Sale entonces a los cruces de los caminos (Mt 22,9) llevando en sus entrañas y en sus labios un anuncio liberador, aquel que desata al hombre de todo lo que es ficticio en cuanto a duración y permanencia. Le grita con la música que Dios ha puesto en su alma: “Venid a oír y os contaré, vosotros todos los que teméis a Dios, lo que él ha hecho por mí” (Sl 66,16). Hace este anuncio porque es consciente de que lo que Dios le está permitiendo vivir es “tan sublime que es digno de conocerse en toda la tierra” (Is 12,5).
Venid, proclamará otro desde los terrados… “Venid, gustad y ved qué bueno es Dios, bienaventurado el que se cobija en él” (Sl 34,9). Sí, bienaventurado, dichoso el hombre que supo apostar su vida a una sola carta, aquella que le decía que había un lugar junto a Dios preparado para él. Feliz el hombre que lo ha encontrado, porque desde él ha podido gustar a Dios, “saborear su dulzura” (Sl 27,4b). Desde él ha llegado a conocer entrañablemente a su Dios, y ha visto que es bueno, el único que podía coger entre sus manos toda su pobreza, soplar sobre ella y decirle muy quedo: ¡Te amo! ¡Te amo con amor eterno, he reservado gracia para ti! (Jr 31,3).
Con amor eterno te he amado, anuncia proféticamente Jeremías; amor que se hace realidad en el Enviado del Padre que amó a los suyos hasta el extremo (Jn 13,1), hasta dar la vida por ellos: “Nadie tiene mayor amor que el que da su vida por sus amigos” (Jn 15,13). Se ofreció a sí mismo a fin de rescatarlos, y no solamente a ellos sino a todos los hombres, del sin sentido de la muerte como fin inexorable de la existencia (Mt 20,28).
Jesús es la cara, el rostro de Dios, que Moisés no tuvo la posibilidad de ver. Se lo pidió a Yahvé, y éste le concedió ver sólo sus espaldas (Éx 33,23). Llegó la plenitud de los tiempos y las espaldas se dieron la vuelta, el rostro de Dios se volvió hacia la humanidad, como dice Juan: “Lo que existía desde el principio, lo que hemos oído, lo que hemos visto con nuestros ojos, lo que contemplamos y tocaron nuestras manos acerca de la Palabra de vida, pues la Vida se manifestó, nosotros la hemos visto y damos testimonio y os anunciamos la Vida eterna, que estaba vuelta hacia el Padre y que se nos manifestó…” (1Jn 1,1-2). Es a partir de la Encarnación que le es posible al hombre contemplar el rostro de Dios, su gloria (Jn 1,14).

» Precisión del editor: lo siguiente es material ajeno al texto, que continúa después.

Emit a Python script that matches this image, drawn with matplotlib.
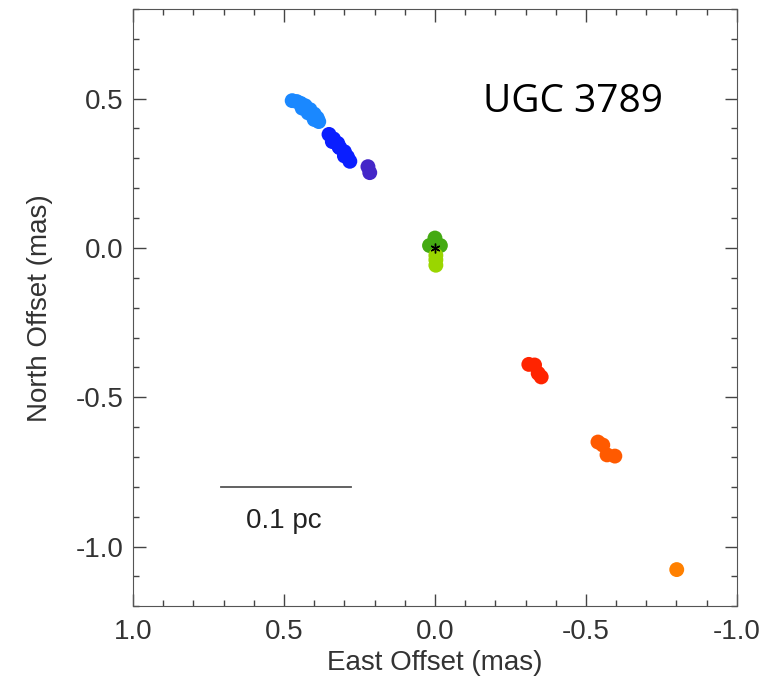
import numpy as np
import matplotlib.pyplot as plt
from matplotlib.ticker import MultipleLocator

plt.rcParams['font.family'] = ['Liberation Sans', 'DejaVu Sans']

# maser spot positions (mas)
east = [0.473, 0.458, 0.445, 0.430, 0.414, 0.400, 0.390, 0.385, 0.440, 0.420, 0.400,
        0.351, 0.336, 0.322, 0.315, 0.300, 0.290, 0.282, 0.340, 0.318, 0.300,
        0.222, 0.216,
        0.000, 0.018, -0.018, 0.000,
        -0.003, -0.003, -0.003,
        -0.311, -0.330, -0.342, -0.352,
        -0.540, -0.556, -0.570, -0.596,
        -0.801]
north = [0.493, 0.490, 0.484, 0.476, 0.463, 0.448, 0.435, 0.423, 0.468, 0.452, 0.430,
         0.380, 0.365, 0.350, 0.335, 0.322, 0.305, 0.290, 0.356, 0.338, 0.308,
         0.272, 0.252,
         0.033, 0.008, 0.008, 0.005,
         -0.025, -0.040, -0.058,
         -0.390, -0.392, -0.420, -0.432,
         -0.650, -0.660, -0.693, -0.697,
         -1.077]
group = [2] * 11 + [1] * 10 + [0] * 2 + [3] * 4 + [4] * 3 + [5] * 4 + [6] * 4 + [7]

colours = ['#4427c8', '#0a1eff', '#1a88ff', '#44aa12', '#9ad600',
           '#ff2400', '#ff5a00', '#ff8000']

fig = plt.figure(figsize=(7.83, 6.89), dpi=100)
ax = fig.add_axes([0.170, 0.120, 0.771, 0.867])

ax.scatter(east, north, s=115, c=[colours[g] for g in group], edgecolors='none')
ax.plot([0.0], [0.0], marker=(6, 2, 0), color='black', markersize=7,
        markeredgewidth=1.0, linestyle='none')

# scale bar
ax.plot([0.709, 0.278], [-0.80, -0.80], color='#555555', lw=1.3)
ax.text(0.50, -0.915, '0.1 pc', ha='center', va='center', fontsize=20, color='#222222')

ax.text(-0.16, 0.49, 'UGC 3789', fontsize=28, ha='left', va='center',
        family='Open Sans', color='black')

ax.set_xlim(1.0, -1.0)
ax.set_ylim(-1.2, 0.8)
ax.xaxis.set_major_locator(MultipleLocator(0.5))
ax.yaxis.set_major_locator(MultipleLocator(0.5))
ax.xaxis.set_minor_locator(MultipleLocator(0.1))
ax.yaxis.set_minor_locator(MultipleLocator(0.1))
ax.xaxis.set_major_formatter(lambda v, p: f'{v:.1f}')
ax.yaxis.set_major_formatter(lambda v, p: f'{v:.1f}')
ax.tick_params(which='both', direction='in', top=True, right=True,
               labelsize=20, colors='#444444', labelcolor='#333333')
ax.tick_params(which='major', length=9, width=1)
ax.tick_params(which='minor', length=4, width=1)
ax.tick_params(axis='x', which='major', pad=9)
ax.tick_params(axis='y', which='major', pad=7)
for sp in ax.spines.values():
    sp.set_color('#555555')

ax.set_xlabel('East Offset (mas)', fontsize=20, color='#333333', labelpad=4)
ax.set_ylabel('North Offset (mas)', fontsize=20, color='#333333', labelpad=16)

plt.savefig('out.png', dpi=100)
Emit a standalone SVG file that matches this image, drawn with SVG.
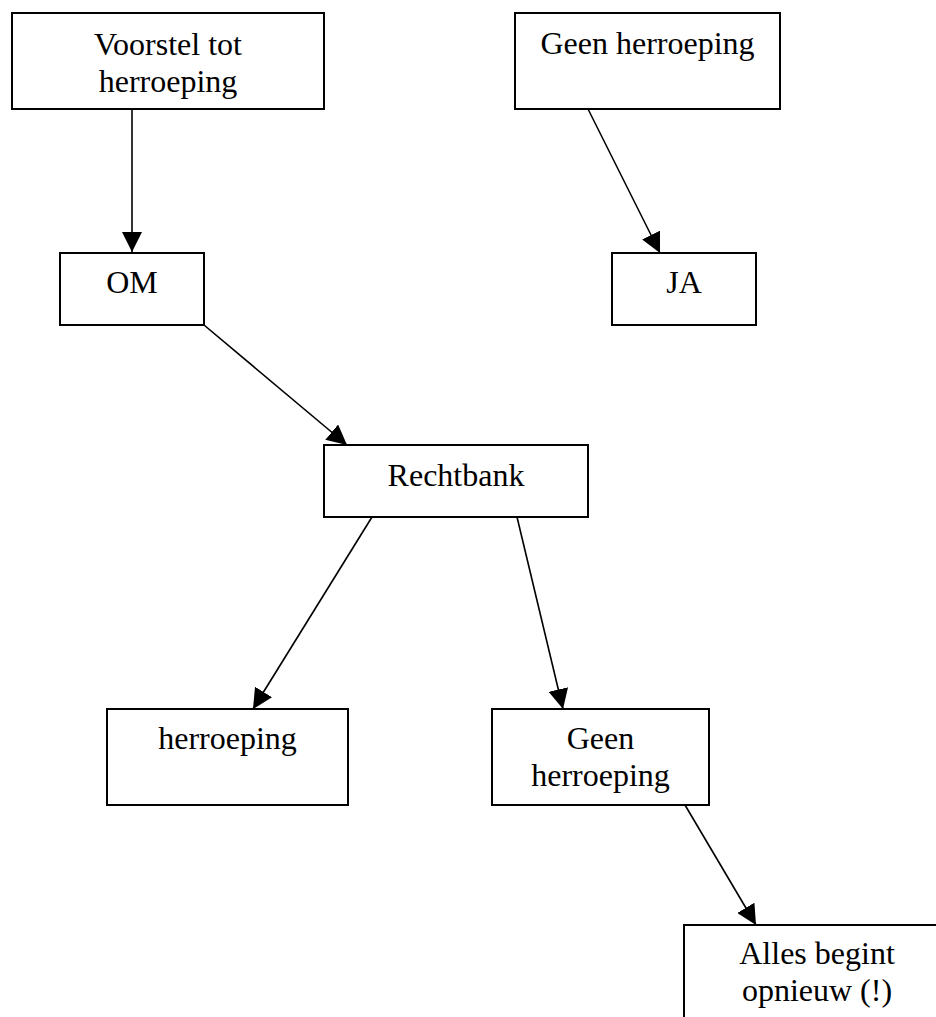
<svg xmlns="http://www.w3.org/2000/svg" width="936" height="1017" viewBox="0 0 936 1017">
  <style>
    .box { fill: #ffffff; stroke: #000000; stroke-width: 2; }
    .lbl { font-family: "Liberation Serif", "Times New Roman", serif; font-size: 32px; fill: #000000; text-anchor: middle; }
    .edge { fill: none; stroke: #000000; stroke-width: 1.6; marker-end: url(#arrow); }
  </style>
  <defs>
    <marker id="arrow" markerUnits="userSpaceOnUse" markerWidth="20" markerHeight="20" refX="20" refY="10" orient="auto">
      <path d="M0,0 L20,10 L0,20 Z" fill="#000000"/>
    </marker>
  </defs>
  <rect width="936" height="1017" fill="#ffffff"/>

  <g id="connectors">
    <path class="edge" d="M132,109 L132,252"/>
    <path class="edge" d="M588,109 L660,253"/>
    <path class="edge" d="M204,325 L347,445"/>
    <path class="edge" d="M372,517 L253,709"/>
    <path class="edge" d="M517,517 L563,709"/>
    <path class="edge" d="M685,805 L756,925"/>
  </g>

  <g id="voorstel">
    <rect class="box" x="12" y="13" width="312" height="96"/>
    <text class="lbl" x="168" y="55">Voorstel tot</text>
    <text class="lbl" x="168" y="92">herroeping</text>
  </g>

  <g id="geen-herroeping-top">
    <rect class="box" x="515" y="13" width="265" height="96"/>
    <text class="lbl" x="647.5" y="54">Geen herroeping</text>
  </g>

  <g id="om">
    <rect class="box" x="60" y="253" width="144" height="72"/>
    <text class="lbl" x="132" y="293">OM</text>
  </g>

  <g id="ja">
    <rect class="box" x="612" y="253" width="144" height="72"/>
    <text class="lbl" x="684" y="293">JA</text>
  </g>

  <g id="rechtbank">
    <rect class="box" x="324" y="445" width="264" height="72"/>
    <text class="lbl" x="456" y="486">Rechtbank</text>
  </g>

  <g id="herroeping">
    <rect class="box" x="107" y="709" width="241" height="96"/>
    <text class="lbl" x="227.5" y="749">herroeping</text>
  </g>

  <g id="geen-herroeping">
    <rect class="box" x="492" y="709" width="217" height="96"/>
    <text class="lbl" x="600.5" y="749">Geen</text>
    <text class="lbl" x="600.5" y="786">herroeping</text>
  </g>

  <g id="alles-begint">
    <rect class="box" x="684" y="925" width="280" height="120"/>
    <text class="lbl" x="817" y="964">Alles begint</text>
    <text class="lbl" x="817" y="1001">opnieuw (!)</text>
  </g>
</svg>
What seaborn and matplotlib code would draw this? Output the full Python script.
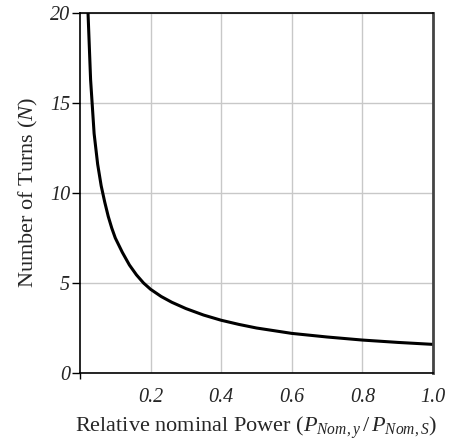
import matplotlib
matplotlib.use("Agg")
import matplotlib.pyplot as plt
import seaborn as sns
import pandas as pd

# Data
power_ratio = [0.02, 0.03, 0.04, 0.05, 0.06, 0.07, 0.08, 0.09, 0.10, 0.12, 0.14,
               0.16, 0.18, 0.20, 0.23, 0.26, 0.30, 0.35, 0.40, 0.45, 0.50,
               0.60, 0.70, 0.80, 0.90, 1.00]
turns = [21.4, 16.3, 13.3, 11.6, 10.4, 9.5, 8.7, 8.05, 7.5, 6.7, 6.0,
         5.45, 5.0, 4.65, 4.25, 3.93, 3.58, 3.22, 2.93, 2.7, 2.5,
         2.2, 2.0, 1.83, 1.7, 1.59]
x_ticks = [0.2, 0.4, 0.6, 0.8, 1.0]
x_tick_labels = ["0.2", "0.4", "0.6", "0.8", "1.0"]
y_ticks = [0, 5, 10, 15, 20]
y_tick_labels = ["0", "5", "10", "15", "20"]

sns.set_style("white")
plt.rcParams["font.family"] = ["Liberation Serif", "DejaVu Serif"]
plt.rcParams["mathtext.fontset"] = "custom"
plt.rcParams["mathtext.rm"] = "Liberation Serif"
plt.rcParams["mathtext.it"] = "Liberation Serif:italic"

df = pd.DataFrame({"x": power_ratio, "y": turns})

fig = plt.figure(figsize=(4.53, 4.40), dpi=100)
ax = fig.add_axes([80 / 453, 67 / 440, 353 / 453, 360 / 440])

sns.lineplot(data=df, x="x", y="y", ax=ax, color="black", linewidth=2.2)

ax.set_xlim(0, 1.0)
ax.set_ylim(0, 20)
ax.set_xticks(x_ticks)
ax.set_xticklabels(x_tick_labels, fontstyle="italic", fontsize=14.5)
ax.set_xticks([0], minor=True)
ax.set_yticks(y_ticks)
ax.set_yticklabels(y_tick_labels, fontstyle="italic", fontsize=14.5)

ax.grid(True, which="major", color="#c8c8c8", linewidth=1.0)
ax.set_axisbelow(True)

ax.tick_params(axis="x", which="major", length=0, pad=11)
ax.tick_params(axis="x", which="minor", length=4, width=1, direction="out", color="black", bottom=True)
ax.tick_params(axis="y", length=6, width=1, direction="out", color="black", pad=1, left=True)

for side in ["left", "bottom", "top"]:
    ax.spines[side].set_visible(True)
    ax.spines[side].set_color("black")
    ax.spines[side].set_linewidth(1.2)
ax.spines["right"].set_visible(True)
ax.spines["right"].set_color("#444444")
ax.spines["right"].set_linewidth(2.0)

ax.set_xlabel(r"Relative nominal Power ($P_{Nom,y}\,/\,P_{Nom,S}$)", fontsize=16, labelpad=5)
ax.set_ylabel(r"Number of Turns ($N$)", fontsize=16, labelpad=7)

fig.savefig("out.png", dpi=100)
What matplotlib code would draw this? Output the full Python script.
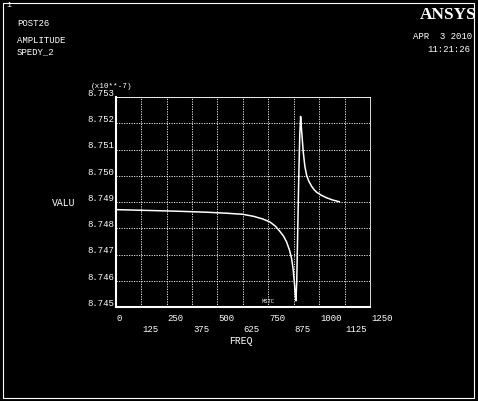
import matplotlib.pyplot as plt
import matplotlib.patches as patches
import matplotlib.transforms as mtransforms

# (values in units of 1e-7)
freq = [0, 150, 300, 450, 550, 626, 680, 724, 758, 785, 807, 825, 840,
        855, 865, 872, 878, 883, 886, 890, 894, 900, 905, 909, 913, 918,
        922, 930, 939, 950, 963, 975, 988, 1010, 1037, 1065, 1099]
valu = [8.74871, 8.74868, 8.74865, 8.74861, 8.74857, 8.74853, 8.74845,
        8.74835, 8.74824, 8.74808, 8.74788, 8.74770, 8.74748, 8.74715,
        8.74683, 8.74645, 8.74595, 8.74545, 8.74524, 8.74600, 8.74759,
        8.75000, 8.75160, 8.75226, 8.75180, 8.75130, 8.75090, 8.75035,
        8.75000, 8.74978, 8.74960, 8.74947, 8.74937, 8.74926, 8.74916,
        8.74908, 8.74901]

x_ticks = [0, 125, 250, 375, 500, 625, 750, 875, 1000, 1125, 1250]
y_ticks = [8.745, 8.746, 8.747, 8.748, 8.749, 8.750, 8.751, 8.752, 8.753]

mono = 'Liberation Mono'
W, H = 478, 402

fig = plt.figure(figsize=(W / 100, H / 100), dpi=100, facecolor='black')

# outer frame
fig.patches.append(patches.Rectangle((3 / W, 3 / H), 471 / W, 395 / H,
                                     transform=fig.transFigure, fill=False,
                                     edgecolor='white', lw=0.8))

ax = fig.add_axes([115.7 / W, 1 - 308 / H, (370 - 115.7) / W, (308 - 98) / H])
ax.set_facecolor('black')
ax.plot(freq, valu, color='white', lw=1.1)

ax.set_xlim(0, 1250)
ax.set_ylim(8.745, 8.753)
ax.set_xticks(x_ticks)
ax.set_yticks(y_ticks)
ax.set_xticklabels([])
ax.set_yticklabels([])
ax.tick_params(length=0)
ax.grid(True, color='white', ls=(0, (1.5, 1.5)), lw=0.6)

for side in ['top', 'right']:
    ax.spines[side].set_color('white')
    ax.spines[side].set_linewidth(0.6)
for side in ['left', 'bottom']:
    ax.spines[side].set_color('white')
    ax.spines[side].set_linewidth(1.5)

# x tick labels, alternating rows, left aligned at the tick
trans = mtransforms.blended_transform_factory(ax.transData, fig.transFigure)
for i, t in enumerate(x_ticks):
    ypix = 314 if i % 2 == 0 else 325
    ax.text(t + 5, 1 - ypix / H, str(t), transform=trans, color='white',
            fontsize=6.5, family=mono, ha='left', va='top')

# y tick labels sit just above their grid line
for v in y_ticks:
    ax.text(-8, v, '%.3f' % v, color='white', fontsize=6.5, family=mono,
            ha='right', va='bottom')

fig.text(112 / W, 1 - 86 / H, '(x10**-7)', color='white',
         fontsize=5.5, family=mono, ha='center', va='center')
ax.text(-0.16, 0.5, 'VALU', transform=ax.transAxes, color='white',
        fontsize=7, family=mono, ha='right', va='center')
fig.text(241 / W, 1 - 341 / H, 'FREQ', color='white',
         fontsize=7, family=mono, ha='center', va='center')
ax.text(0.6, 0.02, 'MSTC', transform=ax.transAxes, color='white',
        fontsize=4, family=mono, ha='center', va='bottom')

# header texts
fig.text(6 / W, 1 - 2 / H, '1', color='white', fontsize=6, family=mono,
         va='top')
fig.text(17 / W, 1 - 19 / H, 'POST26', color='white', fontsize=6.5,
         family=mono, va='top')
fig.text(17 / W, 1 - 36 / H, 'AMPLITUDE', color='white', fontsize=6.5,
         family=mono, va='top')
fig.text(17 / W, 1 - 47 / H, 'SPEDY_2', color='white', fontsize=6.5,
         family=mono, va='top')
fig.text(477 / W, 1 - 7 / H, 'ANSYS', color='white', fontsize=12.5,
         family='Liberation Serif', weight='bold', ha='right', va='top')
fig.text(472 / W, 1 - 32 / H, 'APR  3 2010', color='white', fontsize=6.5,
         family=mono, ha='right', va='top')
fig.text(470 / W, 1 - 45 / H, '11:21:26', color='white', fontsize=6.5,
         family=mono, ha='right', va='top')

fig.savefig('out.png', dpi=100, facecolor='black')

Moisés vio la espalda de Dios, lo que podríamos llamar el reverso, la Ley santa e incorruptible (Sb 18,4b). Moisés, el santo, el obediente, el perseverante en el sufrimiento y en la misión, el amigo íntimo de Dios, bebió del agua viva de la Ley. Así como le fue dado ver a lo lejos la tierra prometida, de la misma forma le fue dado un lugar desde donde poder contemplar las espaldas, el reverso de Dios.
La Palabra Viva de Dios, su Gracia, su Rostro, se han hecho cercanos a nosotros gracias a su Hijo, el Emmanuel; que así como significa Dios con nosotros, podría también significar su Rostro con nosotros.
A estas alturas y ante los inagotables dones y riquezas que nos son dados gratuitamente, es decir, por amor, por el Señor Jesús, quizás no nos queda mas que repetir con san Agustín: “Tarde te amé, belleza infinita, tarde te amé, belleza siempre antigua y siempre nueva. Con tu luz brillaste cambiando mi ceguera en un resplandor. Hasta mí ha llegado el aroma de tu gracia, Señor, yo te he saboreado…, tarde te amé”.